The number of days each year that exceed limits in which heat can be deadly for humans. a) The average number of lethal heat days between 1995 and 2005. b) – d) Projected average days in 2100 under differing climate change scenarios. b) Scenario RCP 2.6 represents rapid and immediate decline in greenhouse gas emissions, c) Scenario RCP 4.5 represents a later decline in greenhouse gas emissions and d) Scenario RCP 8.5 represents a “business as usual” model where emissions are not reduced. Figure from Mora et al. 2017 Nat. Clim. Change.
Given these relationships, the change in global energy demand (and burning of fossil fuels) that may have occurred due to the Anthropocene is hard to quantify, since it depends on how much time different cities around the world spend in their own thermoneutral zones. But with increased warming, more time spent above the thermoneutral zone, particularly in tropical cities, may end up rapidly increasing the amount of energy we spend in our extended phenotype of the thermoregulated city.
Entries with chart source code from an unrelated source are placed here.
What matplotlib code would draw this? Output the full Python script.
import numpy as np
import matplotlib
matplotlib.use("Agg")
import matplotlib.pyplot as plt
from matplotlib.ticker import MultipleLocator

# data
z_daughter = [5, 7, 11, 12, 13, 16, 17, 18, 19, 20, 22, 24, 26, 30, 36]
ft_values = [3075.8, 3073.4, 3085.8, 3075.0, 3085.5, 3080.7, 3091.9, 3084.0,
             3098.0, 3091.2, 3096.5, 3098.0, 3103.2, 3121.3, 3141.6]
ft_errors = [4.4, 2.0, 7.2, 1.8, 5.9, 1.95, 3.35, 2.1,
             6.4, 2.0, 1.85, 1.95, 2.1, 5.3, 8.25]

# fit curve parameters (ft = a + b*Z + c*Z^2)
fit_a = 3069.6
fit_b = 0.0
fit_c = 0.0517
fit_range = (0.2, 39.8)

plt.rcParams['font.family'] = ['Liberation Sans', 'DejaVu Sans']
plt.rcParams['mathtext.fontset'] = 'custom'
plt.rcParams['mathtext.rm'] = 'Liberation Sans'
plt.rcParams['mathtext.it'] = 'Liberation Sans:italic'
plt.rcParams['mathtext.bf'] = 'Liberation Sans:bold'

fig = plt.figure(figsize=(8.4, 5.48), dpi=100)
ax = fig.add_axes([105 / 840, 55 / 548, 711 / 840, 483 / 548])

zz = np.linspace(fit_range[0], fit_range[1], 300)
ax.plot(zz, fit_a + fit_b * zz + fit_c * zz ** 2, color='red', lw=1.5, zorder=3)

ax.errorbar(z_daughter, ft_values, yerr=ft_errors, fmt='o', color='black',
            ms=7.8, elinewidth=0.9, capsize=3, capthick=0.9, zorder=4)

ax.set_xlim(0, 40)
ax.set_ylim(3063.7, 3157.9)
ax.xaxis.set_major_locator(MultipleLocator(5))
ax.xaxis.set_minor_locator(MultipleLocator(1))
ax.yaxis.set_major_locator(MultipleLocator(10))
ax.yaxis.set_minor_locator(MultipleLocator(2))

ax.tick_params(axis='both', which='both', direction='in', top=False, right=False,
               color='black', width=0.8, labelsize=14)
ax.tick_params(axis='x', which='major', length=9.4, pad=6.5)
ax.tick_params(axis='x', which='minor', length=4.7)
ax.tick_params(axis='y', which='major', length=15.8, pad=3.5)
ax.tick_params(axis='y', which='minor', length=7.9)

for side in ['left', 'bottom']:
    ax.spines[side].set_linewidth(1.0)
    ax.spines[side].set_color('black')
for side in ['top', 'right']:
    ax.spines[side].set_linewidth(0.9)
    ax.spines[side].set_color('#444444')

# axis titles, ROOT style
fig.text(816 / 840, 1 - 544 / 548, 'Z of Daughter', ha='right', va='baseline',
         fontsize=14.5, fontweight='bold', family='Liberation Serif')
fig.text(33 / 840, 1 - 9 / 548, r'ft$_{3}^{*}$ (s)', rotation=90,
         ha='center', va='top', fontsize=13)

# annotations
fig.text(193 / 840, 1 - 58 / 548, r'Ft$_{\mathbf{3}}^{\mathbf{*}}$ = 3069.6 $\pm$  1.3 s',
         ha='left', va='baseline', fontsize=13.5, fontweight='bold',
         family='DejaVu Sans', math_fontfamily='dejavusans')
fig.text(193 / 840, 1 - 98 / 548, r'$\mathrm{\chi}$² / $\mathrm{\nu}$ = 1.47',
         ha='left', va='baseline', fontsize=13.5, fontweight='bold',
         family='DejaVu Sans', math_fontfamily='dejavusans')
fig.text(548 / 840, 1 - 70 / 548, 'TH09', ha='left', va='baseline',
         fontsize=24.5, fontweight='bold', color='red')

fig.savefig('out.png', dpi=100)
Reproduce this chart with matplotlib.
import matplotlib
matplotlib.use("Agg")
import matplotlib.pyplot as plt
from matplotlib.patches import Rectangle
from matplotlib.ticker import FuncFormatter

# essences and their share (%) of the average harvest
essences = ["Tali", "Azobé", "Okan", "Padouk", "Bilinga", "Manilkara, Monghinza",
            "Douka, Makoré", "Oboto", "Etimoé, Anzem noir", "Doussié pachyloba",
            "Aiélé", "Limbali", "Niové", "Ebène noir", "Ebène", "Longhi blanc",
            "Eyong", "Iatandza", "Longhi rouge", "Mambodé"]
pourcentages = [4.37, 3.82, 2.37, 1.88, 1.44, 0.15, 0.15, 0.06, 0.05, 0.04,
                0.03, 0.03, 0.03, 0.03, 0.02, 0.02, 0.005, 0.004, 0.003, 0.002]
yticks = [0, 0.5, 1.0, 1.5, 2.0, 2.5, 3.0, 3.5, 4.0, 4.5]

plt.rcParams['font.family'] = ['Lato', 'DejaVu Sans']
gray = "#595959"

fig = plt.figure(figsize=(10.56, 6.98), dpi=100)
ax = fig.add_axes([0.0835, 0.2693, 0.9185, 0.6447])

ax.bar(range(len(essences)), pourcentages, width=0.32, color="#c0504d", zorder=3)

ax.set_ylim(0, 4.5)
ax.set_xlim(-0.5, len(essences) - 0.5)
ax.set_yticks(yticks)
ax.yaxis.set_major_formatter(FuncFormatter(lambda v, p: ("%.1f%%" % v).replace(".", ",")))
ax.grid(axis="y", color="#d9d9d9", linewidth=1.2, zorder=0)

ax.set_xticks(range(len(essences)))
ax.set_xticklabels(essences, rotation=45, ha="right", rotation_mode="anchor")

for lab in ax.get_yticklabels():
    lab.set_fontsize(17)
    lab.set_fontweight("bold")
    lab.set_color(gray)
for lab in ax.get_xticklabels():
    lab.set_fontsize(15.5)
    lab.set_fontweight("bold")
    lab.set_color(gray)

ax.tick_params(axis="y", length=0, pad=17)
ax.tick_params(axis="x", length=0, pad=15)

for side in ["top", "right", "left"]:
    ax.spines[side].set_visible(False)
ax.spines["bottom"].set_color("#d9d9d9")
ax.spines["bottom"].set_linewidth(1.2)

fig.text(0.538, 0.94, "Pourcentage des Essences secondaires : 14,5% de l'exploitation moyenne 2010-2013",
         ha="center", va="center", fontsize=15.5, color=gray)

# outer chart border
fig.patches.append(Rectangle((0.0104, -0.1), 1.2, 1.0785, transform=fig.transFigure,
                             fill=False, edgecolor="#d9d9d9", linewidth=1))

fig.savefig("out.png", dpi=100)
In fact, the large Asian cities of Hong Kong, Seoul, and Tokyo have increased their thermoregulatory energy demand by ~10% over the past 20 years, and this is projected to increase with climate warming (Spandagos and Ng, 2017).
But sometimes the amount of thermoregulation we can create in our city isn’t enough. In 2003, an unusual heat wave hit Europe that broke records set in 1540, killing at least 70,000 people. In fact, over the past 34 years, 164 cities across the globe have experienced heat waves that have led to the deaths of hundreds of thousands of people (Mora et al., 2017). A total of 30% of the world’s population is currently at risk of such extreme heat events, and projected climate change suggests this will increase to over two thirds of the human population. (See this interactive map of lethal heat days.) And as temperatures warm, increased demand on city-wide energy grids will make brown-outs much more likely.
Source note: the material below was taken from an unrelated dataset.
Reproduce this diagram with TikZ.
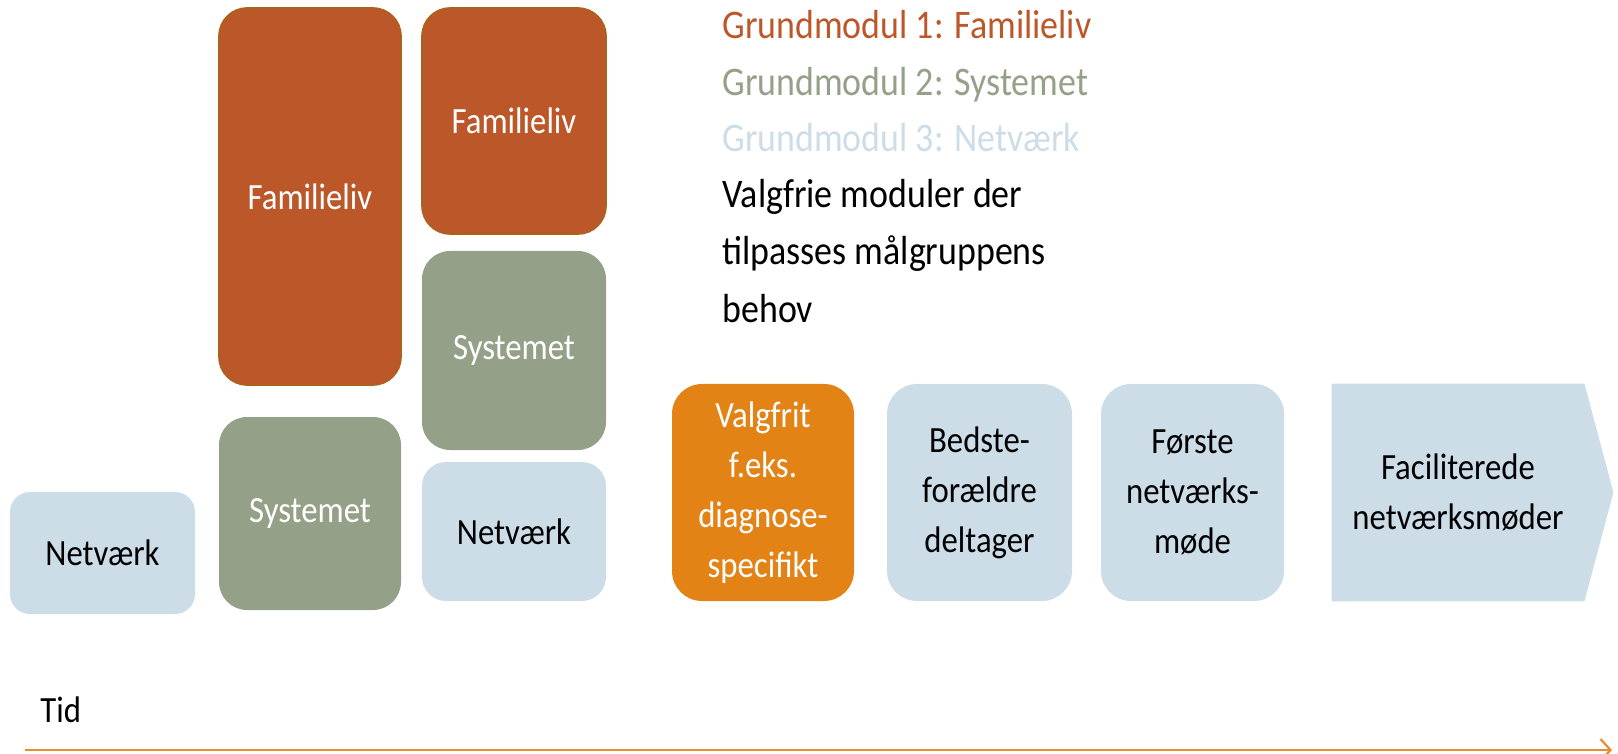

The probability of these lethal heat events is also increasing directly because of urbanization. Because of the energetic costs of thermoregulation, as well as the heat absorption by paved surfaces, cities themselves directly cause warming in the well-documented “heat island effect“. These effects are most pronounced in the heat of the day, adding as much as 12° C in temperature and exacerbating the probability of lethal heat and the costs of cooling.

The heat island effect in cities changes as a function of the type of surface. Figure courtesy of the EPA.
What does this mean for cities in the Anthropocene? Our fragility and tropical evolutionary heritage means we cannot ignore the costs of thermoregulation. Increasing passive cooling techniques like windows, improved glazing, and more park areas can significantly reduce city temperatures and therefore energy use, even in places as warm as the UAE (Taleb, 2014). How we choose to build our cities will significantly change the risk of lethal heat and the risks of increased warming due to energy demand.
Thanks for this fascinating post, Katie! Just came across this from Marcel Harmon on This View of Life: https://evolution-institute.org/article/constructing-our-niches-evolutions-relevance-to-modern-human-society/. He approaches the use of HVAC to handle thermoregulation explicitly from a niche construction, i.e. evolutionary perspective. But he suggests it is explained in terms of group selection. I wonder what you think of his account?